Born in 1951 in Roanoke, Ala., E. Stanley O'Neal spent his early childhood delivering newspapers, and picking cotton and corn on the family farm. He was educated in a one-room school built by his grandfather, a former slave. (He was born in 1861.)

"We had little," he told students at Washington's Howard University in 2004. "No car, no running water or indoor toilets. But I was lucky because I had parents who knew it was important for me to go to school every day, however inadequate it might have been."

When he was 13, his father landed a job at General Motors in Atlanta and O'Neal's life changed. He soon earned a place studying engineering and industrial administration at the General Motors Institute. He briefly worked as a foreman on a GM assembly line in Flint, Mich. Later, he would attend Harvard on a scholarship, where he earned an M.B.A. At one point, O'Neal reportedly took speech lessons to lose his Southern accent.

In 1986, he joined Merrill Lynch's junk-bond division. From then on, his career moved in one direction: up. By the early 1990s, he was running Merrill's leveraged finance division. In 1998 he was promoted to chief financial officer, a crucial position at a time when Merrill Lynch was faltering and investors were growing impatient.

Ruthless Efficiency

With what the British newspaper the Financial Times described as "ruthless efficiency," O'Neal began cutting costs. He laid off 24,000 employees — a third of the work force — fired 19 top executives and eliminated perks such as gourmet meals and chauffeured cars.

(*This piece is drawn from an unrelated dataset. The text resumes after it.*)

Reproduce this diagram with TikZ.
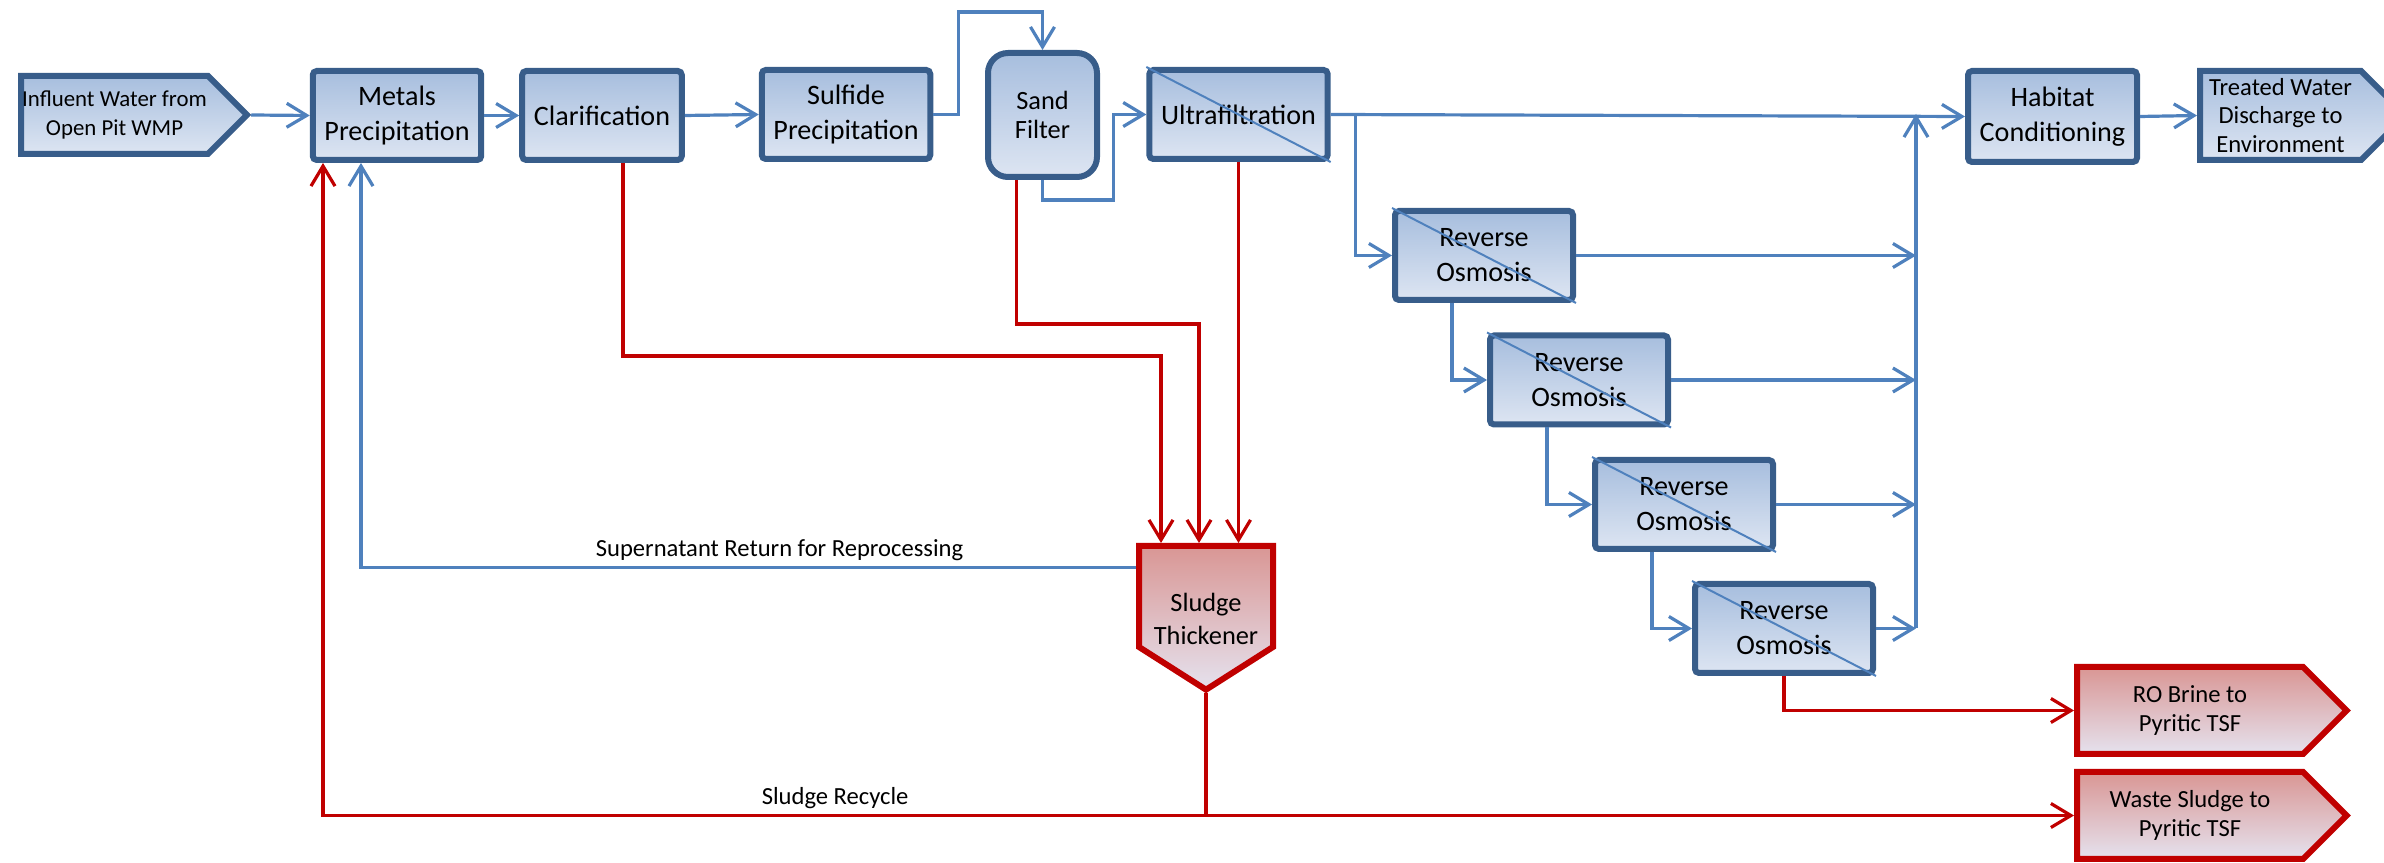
\documentclass[tikz,border=0pt]{standalone}
\usepackage{fontspec}
\setmainfont{Carlito}
\usetikzlibrary{positioning, arrows.meta, calc, shapes.symbols}
\definecolor{unitedge}{RGB}{56,93,138}
\definecolor{unittop}{RGB}{167,190,222}
\definecolor{unitbot}{RGB}{221,229,242}
\definecolor{waterblue}{RGB}{79,129,189}
\definecolor{sludgered}{RGB}{192,0,0}
\definecolor{sludgetop}{RGB}{217,150,148}
\definecolor{sludgebot}{RGB}{229,226,238}

\begin{document}
\begin{tikzpicture}[x=0.1mm, y=-0.1mm,
    every node/.style={font=\fontsize{8}{10}\selectfont},
    unit/.style={rectangle, draw=unitedge, line width=0.6mm, rounded corners=0.4mm,
                 top color=unittop, bottom color=unitbot, align=center,
                 minimum height=8.9mm},
    membrane/.style={unit, minimum width=17.8mm},
    feed/.style={signal, signal to=east, signal pointer angle=90, draw=unitedge,
                 line width=0.6mm, top color=unittop, bottom color=unitbot,
                 align=center, inner sep=0pt, font=\fontsize{7}{8}\selectfont},
    waste/.style={feed, draw=sludgered, top color=sludgetop, bottom color=sludgebot},
    diag/.style={draw=waterblue, line width=0.2mm},
    flow/.style={draw=waterblue, line width=0.32mm,
                 -{Straight Barb[length=2mm, width=2.4mm]}},
    sludge/.style={flow, draw=sludgered},
    lbl/.style={font=\fontsize{7}{8}\selectfont, inner sep=1.5pt},
  ]
    \useasboundingbox (0,0) rectangle (2384,863);
    % treatment train
    \node[feed, minimum width=22.6mm, minimum height=7.8mm,
          font=\fontsize{6.5}{8}\selectfont] (inf) at (114.5,115)
      {Influent Water from\\Open Pit WMP};
    \node[unit, minimum width=16mm] (MP) at (397,115.5) {Metals\\Precipitation};
    \node[unit, minimum width=11.6mm] (CL) at (602,115.5) {Clarification};
    \node[unit, minimum width=16.6mm] (SP) at (846,114.5) {Sulfide\\Precipitation};
    \node[unit, minimum width=10.9mm, minimum height=12.4mm, rounded corners=2mm,
          font=\fontsize{7.5}{8}\selectfont] (SF) at (1042.5,115) {Sand\\Filter};
    \node[membrane] (UF) at (1238.5,114.5) {Ultrafiltration};
    \draw[diag] (UF.north west) -- (UF.south east);
    \node[unit, minimum width=16.9mm, minimum height=9.1mm] (HC) at (2052.5,116.5)
      {Habitat\\Conditioning};
    \node[feed, minimum width=20.55mm, minimum height=8.9mm] (TW) at (2280.5,115.5)
      {Treated Water\\Discharge to\\Environment};
    \coordinate (col) at (1916,114);

    \draw[flow] (inf.east) -- (MP.west);
    \draw[flow] (MP.east) -- (CL.west);
    \draw[flow] (CL.east) -- (SP.west);
    \draw[flow] (SP.east) -- ++(25,0) |- ($(SF.north)+(0,-38)$) -- (SF.north);
    \draw[flow] (SF.south) -- ++(0,20) -- ++(71,0) |- (UF.west);
    \draw[flow] (UF.east) -- (HC.west);
    \draw[flow] (HC.east) -- (TW.west);

    % reverse osmosis cascade
    \foreach \i/\x/\y in {1/1484/255.5, 2/1579/380, 3/1684/504.5, 4/1784/628.5} {
      \node[membrane] (RO\i) at (\x,\y) {Reverse\\Osmosis};
      \draw[diag] (RO\i.north west) -- (RO\i.south east);
      \draw[flow] (RO\i.east) -- (RO\i.east -| col);
    }
    \foreach \a/\b in {1/2, 2/3, 3/4}
      \draw[flow] ($(RO\a.south west)+(60,0)$) |- (RO\b.west);
    \draw[flow] ($(UF.east)+(25,0)$) |- (RO1.west);
    \draw[flow] (RO4.east -| col) -- (col);

    % sludge handling
    \node[waste, signal to=south, signal pointer angle=115, minimum width=13.4mm,
          minimum height=10.1mm] (ST) at (1206,596.5) {};
    \node[font=\fontsize{7.5}{9.4}\selectfont, align=center] (STt) at (1206,619)
      {Sludge\\Thickener};
    \node[waste, minimum width=26.95mm, minimum height=8.7mm] (RB) at (2190,710.5)
      {RO Brine to\\Pyritic TSF};
    \node[waste, minimum width=26.95mm, minimum height=8.7mm] (WS) at (2190,815.5)
      {Waste Sludge to\\Pyritic TSF};

    \draw[sludge] ($(CL.south)+(21,0)$) -- ++(0,193) -| ($(ST.north)+(-45,0)$);
    \draw[sludge] ($(SF.south)+(-26,0)$) -- ++(0,144) -| ($(ST.north)+(-7,0)$);
    \draw[sludge] (UF.south) -- (UF.south |- ST.north);
    \draw[flow] ($(ST.west)+(0,-29)$) -| ($(MP.south)+(-36,0)$)
      node[lbl, above, pos=0.23] (sup) {Supernatant Return for Reprocessing};
    \draw[sludge] (ST.south) |- (WS.west);
    \draw[sludge] (ST.south |- WS.west) -| ($(MP.south)+(-74,0)$)
      node[lbl, above, pos=0.21] (rec) {Sludge Recycle};
    \draw[sludge] (RO4.south) |- (RB.west);
\end{tikzpicture}
\end{document}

Not surprising, O'Neal's cost-cutting was unpopular among employees. But soon Merrill Lynch was the most profitable investment bank in the country, making more money per broker than any of its rivals. Suddenly, Stan O'Neal was the darling of Wall Street and the business media. "Meet O'Neal and you can't help but be impressed with his politeness and easy charm," cooed the magazine EuroMoney.

In 2002, he was promoted to chairman and chief executive officer, becoming the first African-American to run a major Wall Street firm. Last year he earned $48 million in salary and bonuses. Asked by Newsweek about his unlikely rise from the cotton fields of the Deep South to the pinnacle of Wall Street, O'Neal replied with almost teenage glee. "It's pretty cool, isn't it? Every once in a while I have to pinch myself."`

O'Neal put in place one of the youngest management teams on Wall Street and he pushed people to match the growth rates of their biggest rival, Goldman Sachs. But in a business that tends to reward schmoozers, O'Neal was a loner with few friends at the banks. "Cool and austere" is how The New York Times described him in a 2003 article. "His eyes give nothing away."

O'Neal also abhorred the clubbiness of Wall Street. "I think clubs have their place but not in modern commerce," he said.

Those Darn Numbers

In the end, though, it was not necessarily O'Neal's personality that led to his demise but those very numbers that he loved so much. "Losing a lot of money for shareholders is the surest way to end a career on Wall Street," is how Bloomberg, the financial news wire, neatly summed up the imminent fall of Stan O'Neal. Last week, the company posted a quarterly lost of $2.3 billion, its worst performance in its 93-year history. Merrill's stock price slid 21 percent since the size of the losses began emerging earlier this month.

Much of these losses can be traced to the meltdown in the subprime mortgage markets and some former Merrill Lynch employees suggest that O'Neal was being made a scapegoat for what is a company-wide (and national) problem.

"I can only say that apart from Stan, the global head of sales and cronies also need to be pushed out," former Merrill Lynch employee Peter Dragomer wrote on a BBC blog. "Whoever signed off the credit risk on these instruments definitely needs head-chopping as well."

If Stan O'Neal is indeed booted from Merrill Lynch, he need not worry about his financial future. His company holdings, retirement benefits and severance package would easily top $200 million, regulatory filings show.